Zambada-Niebla pleaded guilty to one count of conspiring to possess with intent to distribute multiple kilograms of cocaine and heroin between 2005 and 2008. More specifically, the plea agreement describes the distribution of multiple tons of cocaine, often involving hundreds of kilograms at a time on a monthly, if not weekly, basis between 2005 and 2008.

This guilty plea means that there will be no trial for Zambada-Niebla whose case was severed from that of his co-defendants. Among his co-defendants are his father, Ismael Zambada-Garcia, aka "Mayo," and Joaquin Guzman-Loera, aka "Chapo," both alleged leaders of the Sinaloa Cartel. Zambada-Garcia is a fugitive believed to be in Mexico; Guzman-Loera is in Mexican custody after being arrested in February.

Zambada-Niebla admitted that between May 2005 and December 2008 he was a high-level member of the Sinaloa Cartel. In his plea he admitted he was responsible for many aspects of its drug trafficking operations, "both independently and as a trusted lieutenant for his father," for whom he acted as a surrogate and logistical coordinator. Zambada-Niebla also admitted he was aware that his father was among the leaders of the Sinaloa Cartel since the 1970s and their principal livelihood was derived from them selling narcotics in the United States.

Zambada-Niebla admitted that he participated in coordinating the importation of multi-ton quantities of cocaine from Central and South American countries, including Colombia and Panama, into the interior of Mexico, and facilitated transporting and storing these shipments within Mexico. The cartel used various means of transportation, including private aircraft, submarines and other submersible and semi-submersible vessels, container ships, go-fast boats, fishing vessels, buses, rail cars, tractor-trailers and automobiles.

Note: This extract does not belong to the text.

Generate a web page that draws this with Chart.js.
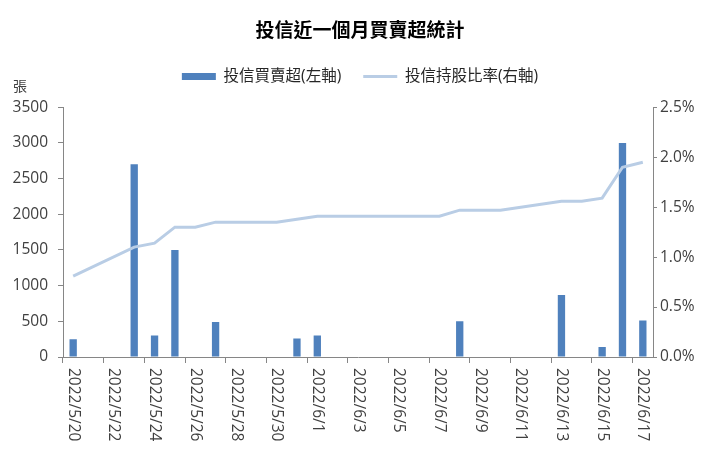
<!DOCTYPE html>
<html>
<head>
<meta charset="utf-8">
<script src="https://cdn.jsdelivr.net/npm/chart.js@4.4.1/dist/chart.umd.min.js"></script>
<style>
  html, body { margin: 0; padding: 0; background: #fff; }
</style>
</head>
<body>
<canvas id="chart" width="720" height="456"></canvas>
<script>
// 日期 (含週末，週末/休市為 null)
const dates = [
  '2022/5/20', '2022/5/21', '2022/5/22', '2022/5/23', '2022/5/24', '2022/5/25', '2022/5/26',
  '2022/5/27', '2022/5/28', '2022/5/29', '2022/5/30', '2022/5/31', '2022/6/1', '2022/6/2',
  '2022/6/3', '2022/6/4', '2022/6/5', '2022/6/6', '2022/6/7', '2022/6/8', '2022/6/9',
  '2022/6/10', '2022/6/11', '2022/6/12', '2022/6/13', '2022/6/14', '2022/6/15', '2022/6/16',
  '2022/6/17'
];
// 投信買賣超 (張)
const netBuy = [
  250, null, null, 2700, 300, 1500, 0,
  490, null, null, 0, 260, 300, 0,
  null, null, null, 0, 0, 500, 0,
  0, null, null, 870, 0, 140, 3000,
  510
];
// 投信持股比率 (%)
const holdRatio = [
  0.81, null, null, 1.10, 1.14, 1.30, 1.30,
  1.35, null, null, 1.35, 1.38, 1.41, 1.41,
  null, null, null, 1.41, 1.41, 1.47, 1.47,
  1.47, null, null, 1.56, 1.56, 1.59, 1.90,
  1.95
];
const leftMax = 3500, leftStep = 500;
const rightMax = 2.5, rightStep = 0.5;

const FONT = '"Open Sans", "Noto Sans CJK TC", sans-serif';
const BAR_COLOR = '#4f81bd';
const LINE_COLOR = '#b9cde5';
const AXIS_COLOR = '#868686';
const TEXT_COLOR = '#404040';

Chart.defaults.font.family = FONT;
Chart.defaults.color = TEXT_COLOR;

// 圖例下方留白
const legendGap = {
  id: 'legendGap',
  beforeLayout(chart) {
    const lg = chart.legend;
    if (lg && !lg._gapped) {
      const fit = lg.fit;
      lg.fit = function () { fit.call(this); this.height += 13; };
      lg._gapped = true;
    }
  }
};

// 單位與直排日期標籤
const extraText = {
  id: 'extraText',
  afterDraw(chart) {
    const ctx = chart.ctx;
    const xs = chart.scales.x;
    ctx.save();
    ctx.fillStyle = TEXT_COLOR;
    ctx.font = '14px ' + FONT;
    ctx.textAlign = 'center';
    ctx.textBaseline = 'middle';
    ctx.fillText('張', 20, 87);

    ctx.font = '15.5px ' + FONT;
    ctx.textAlign = 'left';
    dates.forEach((d, i) => {
      if (i % 2 !== 0) return;
      const x = xs.getPixelForValue(i);
      ctx.save();
      ctx.translate(x, chart.chartArea.bottom + 11);
      ctx.rotate(Math.PI / 2);
      ctx.fillText(d, 0, 0);
      ctx.restore();
    });
    ctx.restore();
  }
};

new Chart(document.getElementById('chart'), {
  type: 'bar',
  data: {
    labels: dates,
    datasets: [
      {
        type: 'bar',
        label: '投信買賣超(左軸)',
        data: netBuy,
        backgroundColor: BAR_COLOR,
        yAxisID: 'y',
        barPercentage: 0.36,
        categoryPercentage: 1,
        order: 2
      },
      {
        type: 'line',
        label: '投信持股比率(右軸)',
        data: holdRatio,
        borderColor: LINE_COLOR,
        backgroundColor: LINE_COLOR,
        borderWidth: 3,
        pointRadius: 0,
        spanGaps: true,
        tension: 0,
        yAxisID: 'y1',
        order: 1
      }
    ]
  },
  options: {
    responsive: false,
    animation: false,
    layout: { padding: 0 },
    plugins: {
      title: {
        display: true,
        text: '投信近一個月買賣超統計',
        color: '#000',
        font: { size: 19, weight: 'bold' },
        padding: { top: 20, bottom: 4 }
      },
      legend: {
        position: 'top',
        labels: {
          usePointStyle: true,
          pointStyleWidth: 34,
          boxHeight: 7,
          padding: 22,
          color: '#262626',
          font: { size: 15.5 },
          sort: (a, b) => a.datasetIndex - b.datasetIndex,
          generateLabels(chart) {
            const items = Chart.defaults.plugins.legend.labels.generateLabels(chart);
            items.forEach(it => {
              if (it.datasetIndex === 0) {
                it.pointStyle = 'rect';
                it.fillStyle = BAR_COLOR;
                it.strokeStyle = BAR_COLOR;
                it.lineWidth = 0;
              } else {
                it.pointStyle = 'line';
                it.strokeStyle = LINE_COLOR;
                it.lineWidth = 3;
              }
            });
            return items;
          }
        }
      },
      tooltip: { enabled: false }
    },
    scales: {
      x: {
        offset: true,
        grid: {
          offset: true,
          drawOnChartArea: false,
          drawTicks: true,
          tickLength: 6,
          tickColor: c => (c.index % 2 === 0 ? AXIS_COLOR : 'rgba(0,0,0,0)')
        },
        border: { color: AXIS_COLOR },
        ticks: { display: false, autoSkip: false },
        afterFit: s => { s.height = 99; }
      },
      y: {
        position: 'left',
        min: 0,
        max: leftMax,
        ticks: { stepSize: leftStep, padding: 10, font: { size: 15.5 }, callback: v => String(v) },
        grid: { drawOnChartArea: false, tickLength: 5, tickColor: AXIS_COLOR },
        border: { color: AXIS_COLOR },
        afterFit: s => { s.width = 63; }
      },
      y1: {
        position: 'right',
        min: 0,
        max: rightMax,
        ticks: {
          stepSize: rightStep,
          padding: 3,
          font: { size: 15.5 },
          callback: v => v.toFixed(1) + '%'
        },
        grid: { drawOnChartArea: false, tickLength: 4, tickColor: AXIS_COLOR },
        border: { color: AXIS_COLOR },
        afterFit: s => { s.width = 67; }
      }
    }
  },
  plugins: [legendGap, extraText]
});
</script>
</body>
</html>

Zambada-Niebla "subsequently assisted in coordinating the delivery of cocaine to wholesale distributors in Mexico, knowing that these distributors would in turn smuggle multi-ton quantities of cocaine, generally in shipments of hundreds of kilograms at a time. On at least one occasion he coordinated distributing multi-kilogram quantities of heroin, from Mexico across the United States border, and then into and throughout the United States, including Chicago," according to the plea agreement.

On most occasions the Sinaloa Cartel supplied cocaine and heroin to wholesalers on consignment. These drugs were also supplied to cooperating co-defendants Pedro and Margarito Flores whom Zambada-Niebla knew distributed multi-ton quantities of cocaine and multi-kilogram quantities of heroin in Chicago; they in turn sent payment to Zambada-Niebla and other cartel leaders. Zambada-Niebla also admitted being aware of, and directly participating in, transporting large quantities of narcotics cash proceeds from the United States to Mexico.

Zambada-Niebla also admitted that he and his father, as well as other members of the Sinaloa Cartel, "were protected by the ubiquitous presence of weapons," and that he had "constant bodyguards who possessed numerous military-caliber weapons." Zambada-Niebla also admitted that he was aware that the cartel used violence and made credible threats of violence to rival cartels and to law enforcement in Mexico to facilitate its business.

This investigation was assisted by agents and analysts of the Special Operations Division (SOD), and attorneys from the Justice Department Criminal Division's Narcotic and Dangerous Drug Section. The Criminal Division's Office of International Affairs assisted with extraditing Zambada-Niebla to the United States.

Assistant U.S. Attorneys Thomas D. Shakeshaft and Michael J. Ferrara, Northern District of Illinois, are prosecuting this case.